What is a C Corp
Are you thinking about starting a small business? But concerned you don't know where to start when it comes to choosing the best business entity? As you start planning your new business, choosing the right structure is imperative.
But where do you start? You want to be a business owner, not a lawyer or tax accountant. From liability protection to paying taxes, your head is swimming when it comes time to decide the best business entity.
In this article, we will break down one of your choices when it comes to choosing the best structure for your new business. The C Corporation might be the most daunting choice, but when done correctly it also might be the best choice for your new start-up venture.
What is a C Corporation (C-Corp)?
A C-Corp is one of the most conventional types of legal structures used to set up a business. In this structure, the company is an entity separate from its owners or shareholders and taxed separately from its owners.
However, C Corporations must pay a corporate income tax on the profits of the business. Then the owners also pay personal income taxes on any dividends paid to them from the profit of the business. This makes a C-Corp subject to what is called double taxation. Double taxation is one of the biggest disadvantages of starting a C-Corp.
Other business structures, S Corporations, or Limited Liability Companies for instance, also keep the owners' assets separate from those of the business entity, however, their legal and tax structures differ. With these types of businesses, the profits aren't taxed at the business level. Rather they go through a pass-through process whereby the profits are taxed on the personal tax returns of the business owners.

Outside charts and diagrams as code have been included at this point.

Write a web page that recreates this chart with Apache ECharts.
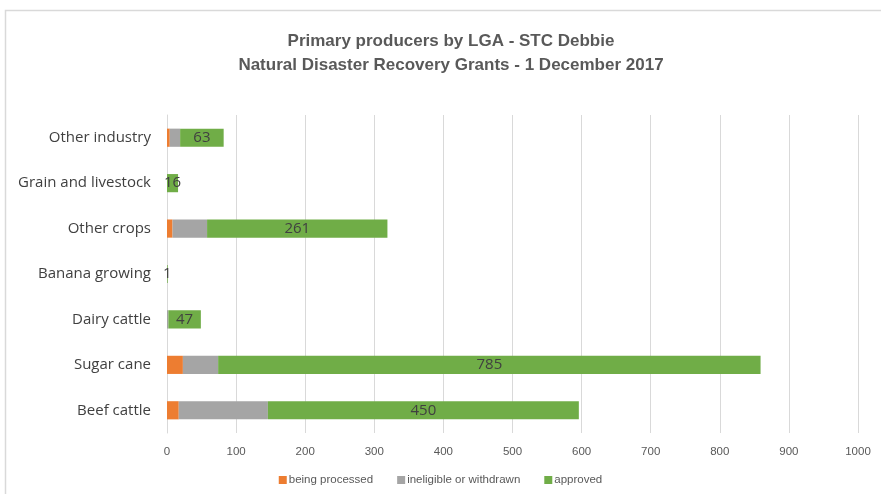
<!DOCTYPE html>
<html>
<head>
<meta charset="utf-8">
<script src="https://cdn.jsdelivr.net/npm/echarts@6/dist/echarts.min.js"></script>
<style>
  html, body { margin: 0; padding: 0; background: #ffffff; }
  #chart { width: 881px; height: 494px; }
</style>
</head>
<body>
<div id="chart"></div>
<script>
// Industry categories, listed bottom to top as they appear on the axis
const industries = ['Beef cattle', 'Sugar cane', 'Dairy cattle', 'Banana growing', 'Other crops', 'Grain and livestock', 'Other industry'];

// Application counts per status
const beingProcessed = [17, 23, 0, 0, 8, 0, 4];
const ineligibleOrWithdrawn = [129, 51, 2, 0, 50, 0, 15];
const approved = [450, 785, 47, 1, 261, 16, 63];

// Value axis ticks
const axisMin = 0;
const axisMax = 1000;
const axisStep = 100;

const FONT = 'Liberation Sans';
const LABEL_FONT = 'Open Sans';
const chart = echarts.init(document.getElementById('chart'), null, { renderer: 'canvas' });

chart.setOption({
  backgroundColor: '#ffffff',
  animation: false,
  textStyle: { fontFamily: FONT },
  graphic: [{
    type: 'rect',
    shape: { x: 5.5, y: 10.5, width: 900, height: 500 },
    style: { fill: 'none', stroke: '#d9d9d9', lineWidth: 1.5 },
    silent: true
  }],
  title: {
    text: 'Primary producers by LGA - STC Debbie\nNatural Disaster Recovery Grants - 1 December 2017',
    left: 446,
    top: 24,
    textAlign: 'center',
    textStyle: {
      fontFamily: FONT,
      fontSize: 17,
      fontWeight: 'bold',
      color: '#595959',
      lineHeight: 24
    }
  },
  legend: {
    bottom: 3,
    left: 'center',
    itemWidth: 8,
    itemHeight: 8,
    itemGap: 24,
    itemStyle: { borderWidth: 0 },
    icon: 'rect',
    textStyle: { fontFamily: FONT, fontSize: 11.5, color: '#595959', padding: [0, 0, 0, -3] },
    data: ['being processed', 'ineligible or withdrawn', 'approved']
  },
  grid: {
    left: 167,
    right: 23,
    top: 115,
    bottom: 61,
    containLabel: false
  },
  xAxis: {
    type: 'value',
    min: axisMin,
    max: axisMax,
    interval: axisStep,
    axisLine: { show: false },
    axisTick: { show: false },
    splitLine: { show: true, lineStyle: { color: '#d9d9d9', width: 1 } },
    axisLabel: {
      fontFamily: FONT,
      fontSize: 11.5,
      color: '#595959',
      margin: 13,
      formatter: function (v) { return String(v); }
    }
  },
  yAxis: {
    type: 'category',
    data: industries,
    axisLine: { show: true, lineStyle: { color: '#d9d9d9', width: 1 } },
    axisTick: { show: false },
    axisLabel: { fontFamily: LABEL_FONT, fontSize: 15, color: '#404040', margin: 16 }
  },
  series: [
    {
      name: 'being processed',
      type: 'bar',
      stack: 'total',
      barWidth: '40%',
      itemStyle: { color: '#ed7d31' },
      data: beingProcessed
    },
    {
      name: 'ineligible or withdrawn',
      type: 'bar',
      stack: 'total',
      barWidth: '40%',
      itemStyle: { color: '#a5a5a5' },
      data: ineligibleOrWithdrawn
    },
    {
      name: 'approved',
      type: 'bar',
      stack: 'total',
      barWidth: '40%',
      itemStyle: { color: '#70ad47' },
      label: {
        show: true,
        position: 'inside',
        fontFamily: LABEL_FONT,
        fontSize: 15,
        color: '#404040'
      },
      data: approved
    }
  ]
});
</script>
</body>
</html>
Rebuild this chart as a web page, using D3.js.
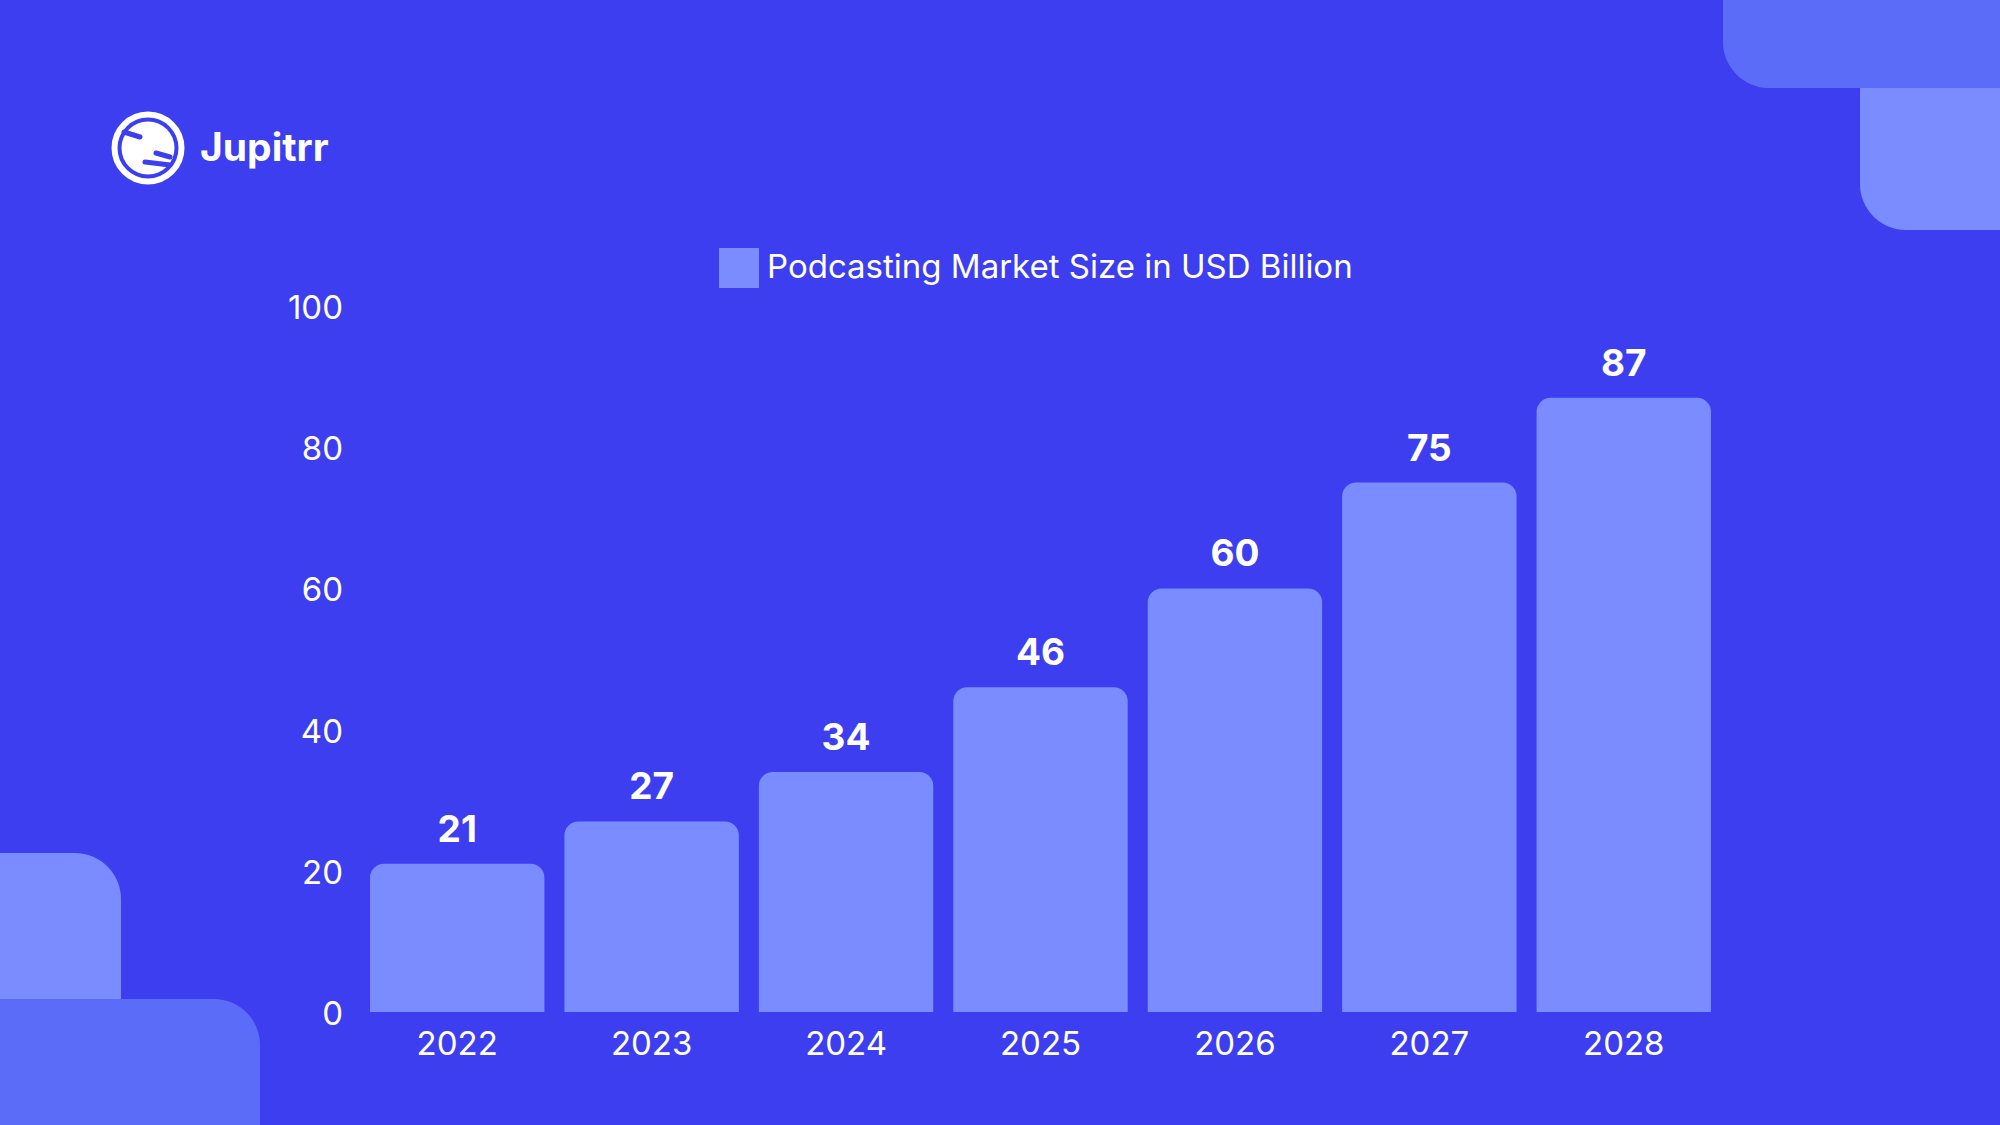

How C Corporations Function
C-Corps must pay taxes on its earnings before the distribution of dividends, or remaining profits, to its shareholders. The company's shareholders also pay personal income tax on those dividends, creating double taxation on the profits. However unfavorable it seems to pay taxes twice on the same profits, there is the advantage of a lower corporate tax rate and effectively reinvesting into the company.
When a company first incorporates, it must establish its bylaws and keep them on location at the corporation's main headquarters. The annual shareholder meeting is one requirement of legally maintaining a C-Corp business structure. To ensure constant transparency in the business, the corporation must record and maintain meeting minutes as part of the requirements of its business structure.
Additionally, the business entity must maintain voting records including the directors and owners' names and their respective shares in the company. C-Corporations must also file their financial statements, fiscal disclosure reports, and other annual reports.
A C-corp is one method of organizing a business whereby the owners' assets and personal income remain separate from the assets and income of the corporation.
C corporations afford the owners and investors of the company limited liability protection in the event the business fails. The debt that any owners or investors incur is limited to the amount they invested.
C corporation's structure includes a Board of Directors voted on by its shareholders. All C corporations must hold an annual shareholder meeting with both the board of directors as well as the company directors.
How to Establish a C Corporation
After finalizing the name of a currently unregistered company name, the owners must register the business name and file the Articles of Incorporation with the Secretary of State according to that state's laws. Laws may differ between states.
Most C corporations issue stock certificates and offer stock to potential shareholders once the business is established. Once purchased by investors, those shares equate to a percentage of ownership in the corporation.
An additional requirement of all C corporations is filing the Form SS-4, which establishes the company's employer identification number (EIN). Corporate laws may differ between jurisdictions; however, most C corporations must file state income, payroll, disability and unemployment taxes.
Furthermore, an established Board of Directors must oversee the general operations and management of the entire business. Appointing a board of directors ensures a resolution to the principal-agent situation; thereby avoiding conflicts of interest due to ethical dangers should a single agent represent a principal.
C Corporations are Beneficial Business Structures
C-corps establish limits to the individual and personal liabilities of its employees, directors, officers, and shareholders. As such, there remains the inability of the entity's legal obligations becoming personalized debts of any member affiliated with the company. Until and unless the company is permanently closed, it exists even as owners and management change.
A C-Corp may limit the number of shareholders and owners. Should the company reach those thresholds, it must register the data with the Securities and Exchange Commission (SEC). Corporations often require extensive capital investments when it needs to fund additional projects or expand. Offering stock shares is one of the primary ways a corporation raises those necessary funds.
Wrap it Up
In conclusion, a C corporation is a type of business structure in which the company is incorporated and pays corporate taxes before paying dividends to its shareholders. When registering a C-corp you will need to submit your Articles of Incorporation as well as establish the personnel hierarchy for your new business. There will also be a board of directors who will make the general management decisions while the company directors will run the day to day operations.
There can be some great advantages to choosing to incorporate, while there are also can be some disadvantages to choosing this type of business structure. You will need to weigh all the facts presented in this article and decide if proceeding with the corporate formalities is the best decision for you and your new business.